The two-year clock: The maximum two-year term begins on the date of separation — not the date the agreement was signed. An agreement with a three-year term is void. An agreement with a two-year term that was signed five years into employment is valid; only the post-termination period matters.
À retenir : Louisiana non-competes fail when they lack parish-by-name geographic specificity. Courts void the entire clause — they do not reform it. Employers using national templates in Louisiana are likely unprotected.
The Sale of Business Exception: Different Rules Apply
Louisiana Revised Statutes § 23:921(B) contains a separate, more permissive standard for non-competes connected to the sale of a business. When a business owner sells the company and agrees not to compete as part of the transaction, the geographic restriction may extend beyond the standard parish-level specificity requirement — it may cover any area where the business carried on trade.
This distinction matters for M&A transactions involving Louisiana companies. A business owner selling a regional distributor may validly agree not to compete in all parishes where the company operated, or even statewide, as long as the restriction is tied to the sale of goodwill. The logic is that the buyer is purchasing the economic value of the customer relationships and reputation — a broader restriction is necessary to protect what was bought.
Employment-based non-competes, by contrast, remain bound by the parish-specificity rule regardless of how the employer characterizes the business interest being protected.

What Employees Can Do When Facing a Louisiana Non-Compete
An employee who believes a non-compete is unenforceable under Louisiana law may seek a declaratory judgment from a Louisiana district court. The court will assess whether the agreement satisfies § 23:921's requirements. If the clause fails on any element (geographic scope, duration, or missing requirement), the court declares it void.
Louisiana courts have also found that employers who seek injunctions to enforce void non-competes may be liable for the employee's attorney's fees in the declaratory action, particularly where the agreement's defects were obvious on its face.
Non-compete disputes in Louisiana move through the district courts that handle civil matters. There is no specialized labor tribunal; the Louisiana Workforce Commission does not adjudicate non-compete disputes.
For context on how Louisiana's overall employment framework intersects with these restrictions, see our Louisiana Labor Law overview.
Legal disclaimer: This article provides general legal information about Louisiana non-compete law under LA R.S. § 23:921 and is for educational purposes only. It does not constitute legal advice. Consult a licensed Louisiana employment attorney for advice on a specific agreement or dispute.
Non-Solicitation vs. Non-Compete: A Critical Distinction
Employers often pair non-compete clauses with non-solicitation clauses in the same agreement. These are legally distinct under Louisiana law:
- Non-compete clauses restrict the former employee from working for competitors or operating a competing business in specified parishes for up to two years.

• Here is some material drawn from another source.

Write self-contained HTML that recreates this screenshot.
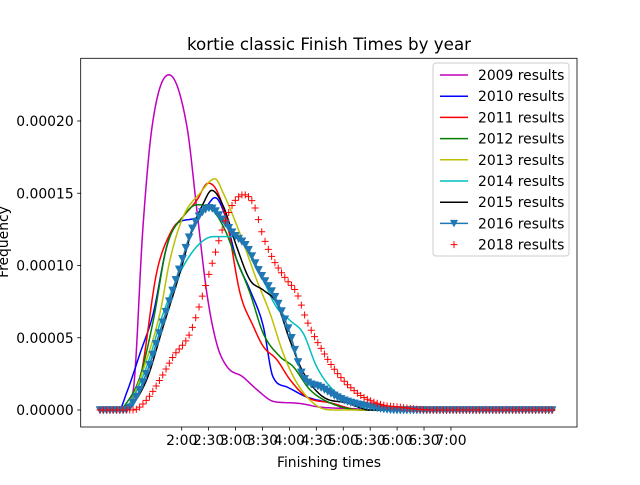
<!DOCTYPE html>
<html><head><meta charset="utf-8"><style>
body{margin:0;background:#fff;}
svg text{font-family:"DejaVu Sans","Liberation Sans",sans-serif;fill:#000;}
</style></head><body>
<svg id="chart" width="640" height="480" viewBox="0 0 640 480" xmlns="http://www.w3.org/2000/svg">
<rect width="640" height="480" fill="#fff"/>
<text x="329" y="50" font-size="16.7" text-anchor="middle">kortie classic Finish Times by year</text>
<text x="329" y="467" font-size="13.9" text-anchor="middle">Finishing times</text>
<text transform="translate(8,242) rotate(-90)" font-size="13.9" text-anchor="middle">Frequency</text>
<g id="plot"></g>
<g id="axes"></g>
<g id="legend"></g>
</svg>
<script>
// x values in minutes, y values in units of 1e-6
const xTickMinutes=[120,150,180,210,240,270,300,330,360,390,420];
const xTickLabels=["2:00","2:30","3:00","3:30","4:00","4:30","5:00","5:30","6:00","6:30","7:00"];
const yTickValues=[0,50,100,150,200];
const yTickLabels=["0.00000","0.00005","0.00010","0.00015","0.00020"];
const seriesNames=["2009 results","2010 results","2011 results","2012 results","2013 results","2014 results","2015 results","2016 results","2018 results"];

const m2009=[29,54.6,65.7,76.9,87,105.8,125.9,137,148,159,170.5,188,204,222,241,252,274,308,340,536];
const v2009=[0,0,12,127,196,232,196,138,81,46,30,23,14,6,5,4.5,2,1,0,0];
const m2010=[29,50,58.7,73.5,88.4,103.3,114.4,136.7,147.9,157.1,166.4,181.3,196.1,210.9,221.7,237,259.3,285.2,320,536];
const v2010=[0,0,12,39,67,113,129,133,141,147,138,104,83,58,23,16,9,5,0,0];
const m2011=[29,54.6,73.5,92.1,107,121.8,136.7,149.6,159,170.1,185,199.8,210.9,225.8,240.7,259.3,285.2,320,536];
const v2011=[0,2,21,95,122,134,145,157,152,131,81,58,44,35,21,9,5,0,0];
const m2012=[29,50,58.7,73.5,88.4,103.3,121.8,136.7,151.5,166.4,181.3,196.1,210.9,229.5,244.3,263,285.2,320,536];
const v2012=[0,0,5,23,62,113,134,142,140,127,104,81,53,37,30,14,5,0,0];
const m2013=[29,55,62.4,81,95.8,107,121.8,140.4,157.1,166.4,185,203.6,218.4,233.2,248.1,270.4,290,536];
const v2013=[0,0,5,35,67,104,134,150,160,150,122,90,67,39,19,3,0,0];
const m2014=[29,55,62.4,81,99.5,118.1,136.7,155.2,173.8,188.6,207.2,225.8,240.7,255.5,270.4,288.6,307.5,330,536];
const v2014=[0,0,5,30,67,95,113,120,120,115,95,71,62,53,30,14,7,0,0];
const m2015=[29,55,62.4,81,99.5,118.1,132.9,144.1,153.4,166.4,181.3,196.1,210.9,225.8,240.7,255.5,277.8,303.8,330,536];
const v2015=[0,0,2,21,58,95,127,143,152,141,113,90,83,74,48,26,9,5,0,0];
const m2016=[29,55,62.4,81,99.5,118.1,132.9,151.5,166.4,177.5,192.4,207.2,225.8,240.7,255.5,274.1,300.1,333,360,536];
const v2016=[0,0,2,26,62,99,127,140,131,122,113,95,76,53,23,16,7,2,0,0];
const m2018=[29,66.1,81,95.8,110.6,129.2,144.1,155.2,166.4,177.5,188.6,199.8,210.9,222.1,237,248.1,259.3,274.1,292.7,315,341,363,400,536];
const v2018=[0,0,7,21,37,53,81,104,127,143,149,143,120,104,90,81,62,44,26,12,4,2,0,0];

const L=80.7,R=577,T=58.3,B=427;
function xs(m){return 181.7+(m-120)*0.8975;}
function ys(v){return 410-v*1.445;}
const NS="http://www.w3.org/2000/svg";
function mk(tag,attrs,parent){const e=document.createElementNS(NS,tag);for(const k in attrs)e.setAttribute(k,attrs[k]);parent.appendChild(e);return e;}

function interp(ms,vs,m){
  const n=ms.length;
  if(m<=ms[0])return vs[0];
  if(m>=ms[n-1])return vs[n-1];
  const d=[],s=[];
  for(let i=0;i<n-1;i++)d.push((vs[i+1]-vs[i])/(ms[i+1]-ms[i]));
  for(let i=0;i<n;i++){
    if(i===0)s.push(d[0]);else if(i===n-1)s.push(d[n-2]);
    else s.push(d[i-1]*d[i]<=0?0:(d[i-1]+d[i])/2);
  }
  for(let i=0;i<n-1;i++){
    if(d[i]===0){s[i]=0;s[i+1]=0;continue;}
    const a=s[i]/d[i],b=s[i+1]/d[i],h=a*a+b*b;
    if(h>9){const t=3/Math.sqrt(h);s[i]=t*a*d[i];s[i+1]=t*b*d[i];}
  }
  let i=0;while(m>ms[i+1])i++;
  const h=ms[i+1]-ms[i],t=(m-ms[i])/h,t2=t*t,t3=t2*t;
  return (2*t3-3*t2+1)*vs[i]+(t3-2*t2+t)*h*s[i]+(-2*t3+3*t2)*vs[i+1]+(t3-t2)*h*s[i+1];
}

const plot=document.getElementById('plot');
const series=[
 {m:m2009,v:v2009,c:"#bf00bf",key:"2009"},
 {m:m2010,v:v2010,c:"#0000ff",key:"2010"},
 {m:m2011,v:v2011,c:"#ff0000",key:"2011"},
 {m:m2012,v:v2012,c:"#008000",key:"2012"},
 {m:m2013,v:v2013,c:"#bfbf00",key:"2013"},
 {m:m2014,v:v2014,c:"#00bfbf",key:"2014"},
 {m:m2015,v:v2015,c:"#000000",key:"2015"},
 {m:m2016,v:v2016,c:"#1f77b4",key:"2016",tri:true},
 {m:m2018,v:v2018,c:"#ff0000",key:"2018",plus:true}
];
const m0=29,m1=536;
series.forEach(s=>{
  if(!s.plus){
    let d="";
    for(let px=xs(m0);px<=xs(m1)+0.01;px+=1){
      const m=120+(px-181.7)/0.8975;
      d+=(d?"L":"M")+px.toFixed(1)+","+ys(Math.max(0,interp(s.m,s.v,m))).toFixed(1);
    }
    const p=mk('path',{d:d,fill:"none",stroke:s.c,"stroke-width":1.5},plot);
    
    
  }
  if(s.tri||s.plus){
    const g=mk('g',{},plot);
    
    
    for(let px=xs(m0);px<=xs(m1)+0.01;px+=3.3){
      const m=120+(px-181.7)/0.8975;
      const y=ys(Math.max(0,interp(s.m,s.v,m)));
      if(s.tri){
        mk('path',{d:`M${px-4},${y-3.5}L${px+4},${y-3.5}L${px},${y+4}Z`,fill:s.c,stroke:s.c,"stroke-width":0.5},g);
      }else{
        mk('path',{d:`M${px-3.5},${y}H${px+3.5}M${px},${y-3.5}V${y+3.5}`,stroke:s.c,"stroke-width":1},g);
      }
    }
  }
});

const axes=document.getElementById('axes');
const frame=mk('rect',{x:L,y:T,width:R-L,height:B-T,fill:"none",stroke:"#000","stroke-width":0.8},axes);


xTickMinutes.forEach((m,i)=>{
  const x=xs(m);
  mk('line',{x1:x,x2:x,y1:B,y2:B+3.5,stroke:"#000","stroke-width":0.8},axes);
  const t=mk('text',{x:x,y:B+18,"font-size":13.9,"text-anchor":"middle"},axes);
  t.textContent=xTickLabels[i];
  
  
});
yTickValues.forEach((v,i)=>{
  const y=ys(v);
  mk('line',{x1:L-3.5,x2:L,y1:y,y2:y,stroke:"#000","stroke-width":0.8},axes);
  const t=mk('text',{x:L-7,y:y+5,"font-size":13.9,"text-anchor":"end"},axes);
  t.textContent=yTickLabels[i];
  
  
});

const lg=document.getElementById('legend');
const box=mk('rect',{x:433,y:63,width:136,height:193,rx:3,fill:"#fff","fill-opacity":0.8,stroke:"#ccc","stroke-width":1},lg);


series.forEach((s,i)=>{
  const y=75+i*21.2;
  const g=mk('g',{},lg);
  
  
  if(!s.plus)mk('line',{x1:440,x2:468,y1:y,y2:y,stroke:s.c,"stroke-width":1.5},g);
  if(s.tri)mk('path',{d:`M${454-4},${y-3.5}L${454+4},${y-3.5}L454,${y+4}Z`,fill:s.c},g);
  if(s.plus)mk('path',{d:`M${450.5},${y}H${457.5}M454,${y-3.5}V${y+3.5}`,stroke:s.c,"stroke-width":1},g);
  const t=mk('text',{x:478,y:y+5,"font-size":13.9},g);
  t.textContent=seriesNames[i];
});
</script>
</body></html>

- Non-solicitation clauses restrict the former employee from soliciting the employer's clients, customers, or employees — but do not prohibit the employee from working in the same industry.
Louisiana courts evaluate non-solicitation clauses under a more flexible standard than pure non-compete clauses. A non-solicitation clause that is geographically broad but narrowly focused on the employer's specific customer list is more likely to be upheld than a geographic non-compete with the same scope. Employers who find their non-compete voided under § 23:921 may still enforce a surviving non-solicitation clause against former employees who directly target their client relationships.
This distinction gives Louisiana employers a meaningful compliance strategy: draft both types of clauses separately, with the non-compete tightly parish-specific and the non-solicitation tied to identifiable customer relationships. If the non-compete fails, the non-solicitation may still provide the core protection sought.